Intervention de Stéphane Demilly

Réunion du 2 février 2022 à 15h00
Caractère universel des allocations familiales — Article 1er

Photo de Stéphane DemillyStéphane Demilly :

À la lecture de l’exposé des motifs de cette proposition de loi de mon collègue et ami Olivier Henno, je me suis posé quatre questions. Premièrement, y a-t-il vraiment un problème de natalité en France ? Deuxièmement, le montant des allocations familiales est-il de nature à influencer le taux de fécondité ? Troisièmement, faut-il une politique égalitaire ou une politique équitable ? Quatrièmement, enfin, le système de protection sociale peut-il se permettre une dépense supplémentaire ?

En réponse, j’ai fait les constats suivants. Tout d’abord, notre taux de fécondité, qui s’élevait à 1, 87 en 2020, est le meilleur d’Europe. Cela s’explique par le fait que notre pays a su intégrer le fait familial dans les besoins quotidiens des familles : je pense au travail à temps partiel, aux cantines dans les écoles, au développement des crèches, aux aides pour les vacances, ou encore à l’évolution de notre droit du travail.

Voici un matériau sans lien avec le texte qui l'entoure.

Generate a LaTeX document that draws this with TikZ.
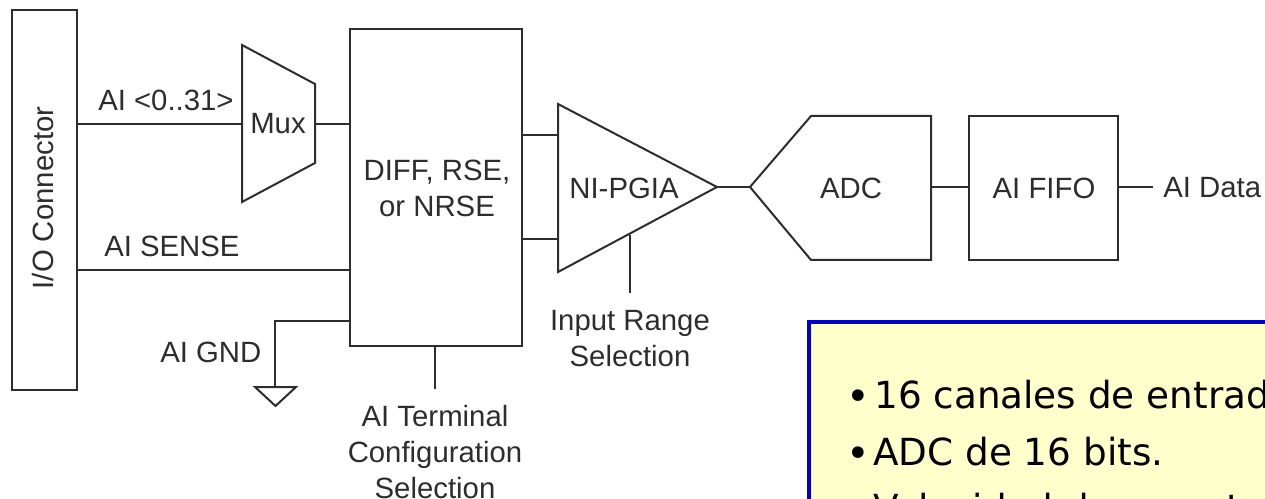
\documentclass[tikz,border=0pt]{standalone}
\usepackage{fontspec}
\setmainfont{Liberation Sans}
\newfontfamily\boxfont{DejaVu Sans}
\definecolor{ink}{RGB}{45,45,45}
\definecolor{noteblue}{RGB}{0,0,205}
\definecolor{notefill}{RGB}{255,255,204}
\tikzset{
  wire/.style={draw=ink,line width=1.5pt},
  block/.style={draw=ink,line width=1.5pt,fill=white},
  lbl/.style={text=ink,font=\fontsize{22}{27}\selectfont,inner sep=0pt,align=center},
  note/.style={text=black,font=\boxfont\fontsize{28}{34}\selectfont,inner sep=0pt,anchor=base west},
  notebullet/.style={text=black,font=\boxfont\fontsize{30}{34}\selectfont,inner sep=0pt,anchor=base west}
}
\begin{document}
\begin{tikzpicture}[x=0.75pt,y=-0.75pt]
\useasboundingbox (0,0) rectangle (1265,499);
\clip (0,0) rectangle (1265,499);
% blocks
\draw[block] (12,10) rectangle (77,390);
\node[lbl,rotate=90] (iolbl) at (43.5,198) {I/O Connector};
\draw[block] (242,45) -- (315,84) -- (315,163) -- (242,202) -- cycle;
\coordinate (muxL) at (242,124);
\coordinate (muxR) at (315,124);
\node[lbl] (muxlbl) at (278,124) {Mux};
\draw[block] (350,29) rectangle (522,346);
\node[lbl] (diff) at (437,188) {DIFF, RSE,\\or NRSE};
\draw[block] (558,104) -- (717,187) -- (558,272) -- cycle;
\node[lbl] (pgia) at (624,188) {NI-PGIA};
\draw[block] (750,187) -- (811,116) -- (931,116) -- (931,260) -- (811,260) -- cycle;
\node[lbl] (adc) at (851,188) {ADC};
\draw[block] (969,116) rectangle (1118,260);
\node[lbl] (fifo) at (1044,188) {AI FIFO};
% connectors
\coordinate (ioA) at (77,124);
\coordinate (ioB) at (77,270);
\coordinate (diffA) at (350,124);
\coordinate (diffB) at (350,270);
\coordinate (diffC) at (350,321);
\coordinate (diffD) at (435,346);
\coordinate (diffE) at (522,135);
\coordinate (diffF) at (522,239);
\coordinate (pgA) at (558,135);
\coordinate (pgB) at (558,239);
\coordinate (pgOut) at (717,187);
\coordinate (adcIn) at (750,187);
\coordinate (adcOut) at (931,187);
\coordinate (fifoIn) at (969,187);
\coordinate (fifoOut) at (1118,187);
\coordinate (dataEnd) at (1153,187);
\coordinate (gndTop) at (275,387);
\coordinate (termEnd) at (435,389);
\coordinate (rangeTop) at (630,235);
\coordinate (rangeEnd) at (630,293);
\draw[wire] (ioA) -- (muxL);
\draw[wire] (muxR) -- (diffA);
\draw[wire] (ioB) -- (diffB);
\draw[wire] (diffC) -| (gndTop);
\draw[wire] (diffD) -- (termEnd);
\draw[wire] (diffE) -- (pgA);
\draw[wire] (diffF) -- (pgB);
\draw[wire] (pgOut) -- (adcIn);
\draw[wire] (adcOut) -- (fifoIn);
\draw[wire] (fifoOut) -- (dataEnd);
\draw[wire] (rangeTop) -- (rangeEnd);
\draw[wire,line join=miter] (255,387) -- (296,387) -- (275.5,406) -- cycle;
% labels
\node[lbl,anchor=west] (ai) at (98,100) {AI <0..31>};
\node[lbl,anchor=west] (sense) at (104,246) {AI SENSE};
\node[lbl,anchor=west] (gnd) at (160,352) {AI GND};
\node[lbl,anchor=west] (data) at (1163,188) {AI Data};
\node[lbl] (range) at (630,339) {Input Range\\Selection};
\node[lbl] (term) at (435,452) {AI Terminal\\Configuration\\Selection};
% note
\draw[draw=noteblue,line width=3pt,fill=notefill] (808.5,322.5) rectangle (1300,560);
\node[notebullet] (n0) at (846,410) {\textbullet};
\node[note] (n1) at (874,408) {16 canales de entrad};
\node[notebullet] (n2a) at (846,467) {\textbullet};
\node[note] (n2) at (873,465) {ADC de 16 bits.};
\node[note] (n3) at (873,521) {Velocidad de muestr};
\end{tikzpicture}
\end{document}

C’est bien la conciliation entre la vie professionnelle, la vie familiale et la vie sociale qui permet aux familles de réaliser leur désir d’enfant ; d’ailleurs, ce n’est pas un hasard si le gouvernement allemand s’est inspiré avec succès de notre modèle.

Il me paraît donc trop rapide de déduire d’un rétablissement des allocations familiales pour les familles aisées une incidence positive sur le taux de fécondité en France. Victor Hugo nous rappelait dans Les Misérables que la première égalité est l’équité ; de la même façon, notre pays a opté pour le principe de redistribution verticale, de manière à promouvoir une plus grande justice sociale. Un retour à l’universalité des allocations familiales marquerait un changement de cap à contre-courant de l’histoire du modèle social.

Enfin, cette mesure ne se contenterait pas de renforcer un sentiment d’injustice sociale déjà grandissant : notre système de protection sociale, déjà déficitaire de plus de 38 milliards d’euros, dont 2 milliards pour la CNAF, n’est tout simplement pas en mesure de digérer une nouvelle inflation de dépenses.

Dès lors, même si j’entends les arguments de nombre de Français qui ont le sentiment de donner sans jamais recevoir, je ne suis pas sûr à titre personnel que cette proposition soit des plus judicieuses, que ce soit d’un point de vue démographique, social, budgétaire, ou politique. C’est la raison pour laquelle je traduirai mon scepticisme en abstention.